§ **Brief**
Nothing outside the range from the line with "Emit a web page" to the line with "var chart = echarts.init(document.getElementById('chart'));" belongs in the copy, and no pictures do either; repeat that range exactly.

§ **Dataset entries**
** Begin **
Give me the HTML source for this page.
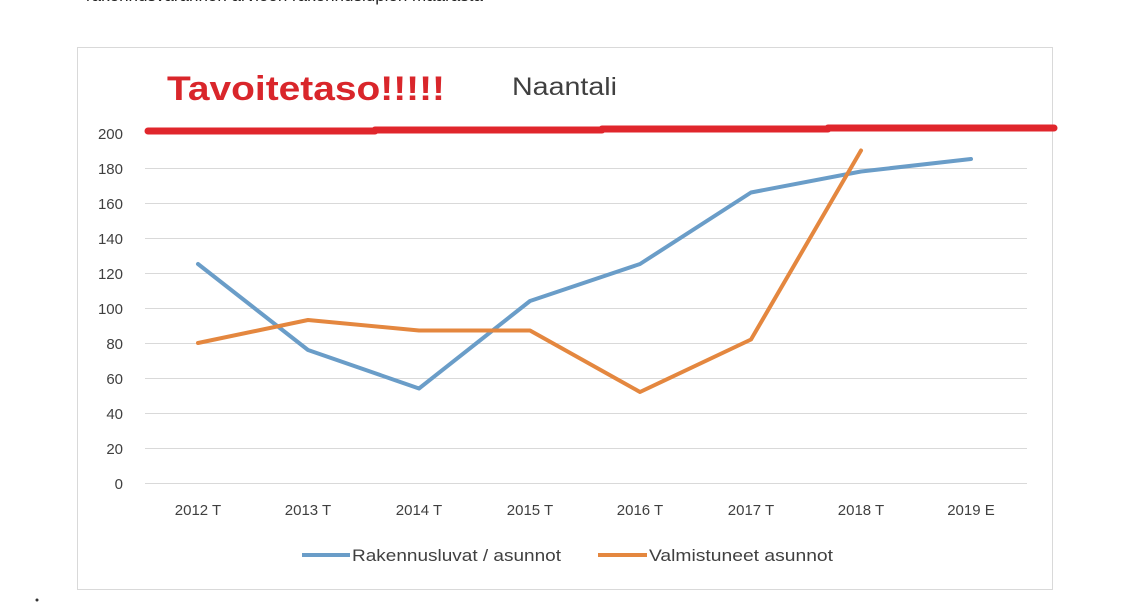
** End **
** Begin **
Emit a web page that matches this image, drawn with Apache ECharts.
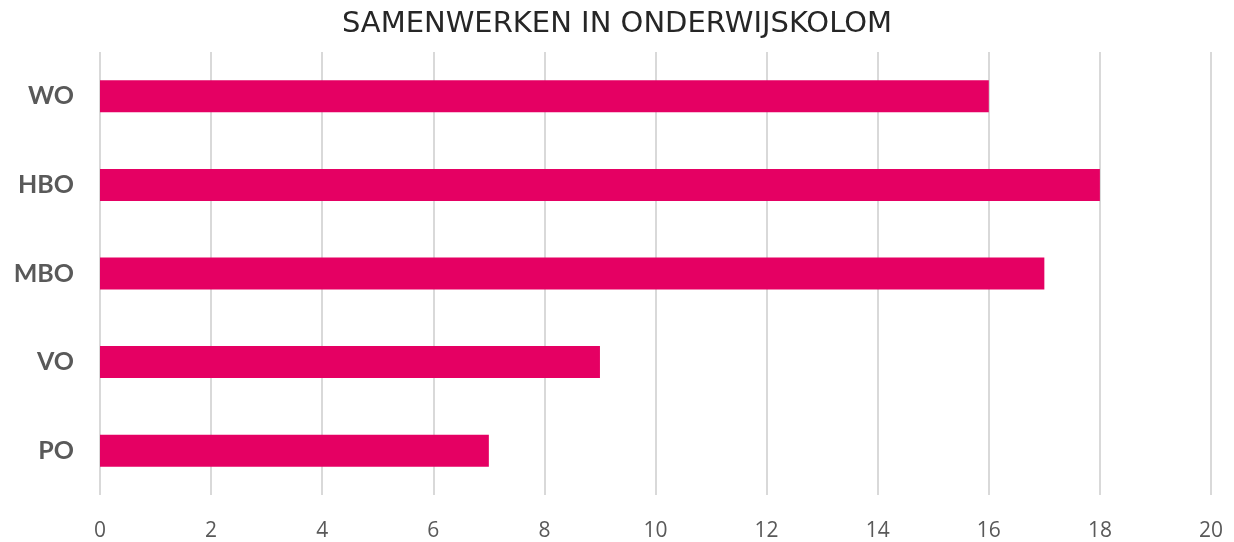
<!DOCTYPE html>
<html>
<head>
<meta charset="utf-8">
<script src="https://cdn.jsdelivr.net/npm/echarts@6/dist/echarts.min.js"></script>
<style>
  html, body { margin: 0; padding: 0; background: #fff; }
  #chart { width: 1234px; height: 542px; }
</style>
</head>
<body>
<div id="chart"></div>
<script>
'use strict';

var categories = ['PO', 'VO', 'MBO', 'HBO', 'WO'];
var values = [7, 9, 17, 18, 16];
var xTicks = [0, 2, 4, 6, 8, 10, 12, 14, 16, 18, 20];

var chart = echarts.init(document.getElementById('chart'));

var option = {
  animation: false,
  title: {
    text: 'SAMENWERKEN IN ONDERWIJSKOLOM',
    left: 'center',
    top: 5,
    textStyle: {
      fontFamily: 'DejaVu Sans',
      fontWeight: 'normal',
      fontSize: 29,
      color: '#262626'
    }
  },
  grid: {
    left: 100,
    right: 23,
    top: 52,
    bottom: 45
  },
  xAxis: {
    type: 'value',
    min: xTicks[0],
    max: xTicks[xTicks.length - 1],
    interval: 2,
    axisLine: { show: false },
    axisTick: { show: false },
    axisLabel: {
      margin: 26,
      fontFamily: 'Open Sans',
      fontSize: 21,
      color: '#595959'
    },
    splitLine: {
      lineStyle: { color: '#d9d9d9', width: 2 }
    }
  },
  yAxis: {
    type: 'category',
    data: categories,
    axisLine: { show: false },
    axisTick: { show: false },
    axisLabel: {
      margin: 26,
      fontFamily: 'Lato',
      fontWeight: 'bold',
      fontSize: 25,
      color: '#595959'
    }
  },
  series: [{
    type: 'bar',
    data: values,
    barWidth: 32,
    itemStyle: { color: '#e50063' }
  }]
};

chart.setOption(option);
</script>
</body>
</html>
** End **
§ **Reply**
Emit a web page that matches this image, drawn with Apache ECharts.
<!DOCTYPE html>
<html>
<head>
<meta charset="utf-8">
<script src="https://cdn.jsdelivr.net/npm/echarts@6/dist/echarts.min.js"></script>
<style>
  html, body { margin: 0; padding: 0; background: #fff; }
  #chart { width: 1234px; height: 542px; }
</style>
</head>
<body>
<div id="chart"></div>
<script>
'use strict';

var categories = ['PO', 'VO', 'MBO', 'HBO', 'WO'];
var values = [7, 9, 17, 18, 16];
var xTicks = [0, 2, 4, 6, 8, 10, 12, 14, 16, 18, 20];

var chart = echarts.init(document.getElementById('chart'));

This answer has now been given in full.